The review looked at outcomes such as depressive symptoms, anxiety, PTSD, and physical symptoms that track with psychological stress. It also flagged lower well being, pessimism, and reduced resilience in several studies.
Together, these measures sketch a consistent profile. The pattern is not uniform everywhere, but the direction of association rarely flips.
Why the pattern likely happens
One suggested pathway is learned helplessness, a response that can arise when people feel they have little control over outcomes, which is common when large scale environmental forces reshape daily life.
The review also notes that cultural ties to land can amplify distress when those ties are disrupted. That matters for indigenous communities, farmers, and others whose identity is rooted in specific places.
Researchers have built several tools to assess this form of distress, including the Environmental Distress Scale (EDS), the Scale of Solastalgia (SOS), and the Brief Solastalgia Scale (BSS).
Those instruments let teams track associations with health outcomes in a comparable way. They also support work on thresholds and change over time, which is essential for planning services.
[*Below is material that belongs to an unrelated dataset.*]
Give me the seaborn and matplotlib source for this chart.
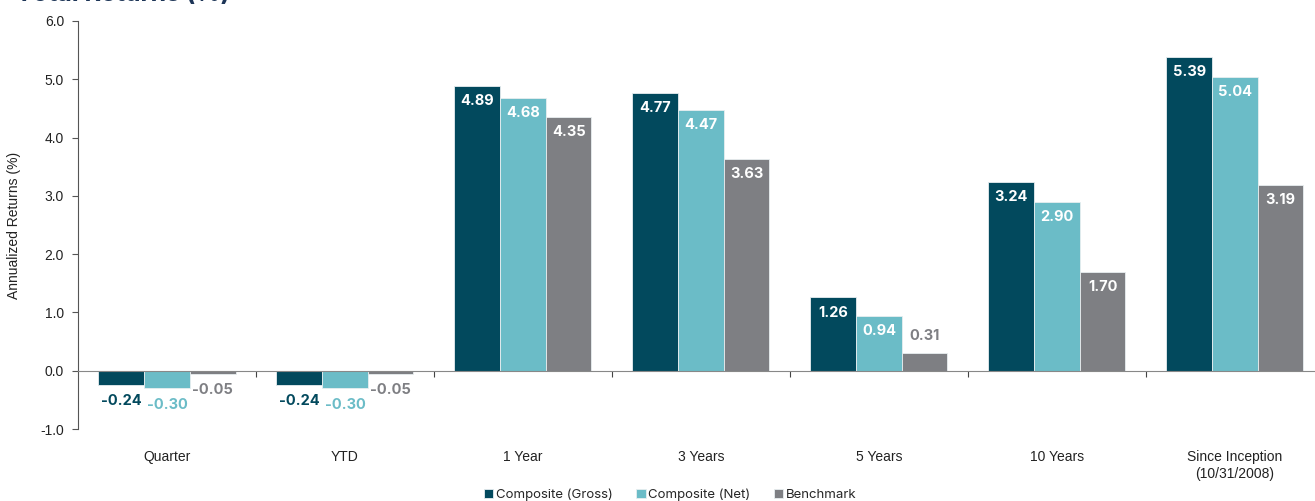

What this means for services
The evidence suggests that screening for solastalgia in affected regions could help identify people at higher risk of mental health problems.
That may include communities facing chronic drought, repeated wildfire smoke seasons, or long running industrial expansion.
Clinicians and public health planners can then match support to the type of stressor, since prolonged loss often calls for different strategies than single event response.
Most included studies were cross sectional. That design cannot nail down cause or timing, so stronger designs will be needed to map the order of events and the durability of symptoms.
There were also fewer quantitative papers than expected given how widely the concept appears in public discussion.
Longitudinal work can track solastalgia before and after major environmental changes. Quasi-experimental designs can compare affected and unaffected regions that are otherwise similar.
Codesigned studies will matter in indigenous and non Western contexts, so that instruments capture what loss of place means locally rather than importing outside assumptions.
Eco emotions and mental health
Solastalgia is one of several eco emotions, alongside eco anxiety and eco grief. It does not replace those ideas, and it does not cover every mental health pathway tied to environmental change.
It focuses on distress linked to alterations in one’s home environment. That specificity is a strength for measurement, not a claim that other effects are secondary.
Naming and measuring a risk makes it far easier to plan for it. Health systems can estimate potential demand, community groups can design supports, and leaders can factor mental health into adaptation plans.
It also gives residents language to describe what they are experiencing without pathologizing reasonable concern.
People notice when their landscapes shift in ways that feel unsafe or unfamiliar. The review shows that this experience is not just poetic, it correlates with measurable mental health outcomes across different settings.
The study is published in BMJ Mental Health.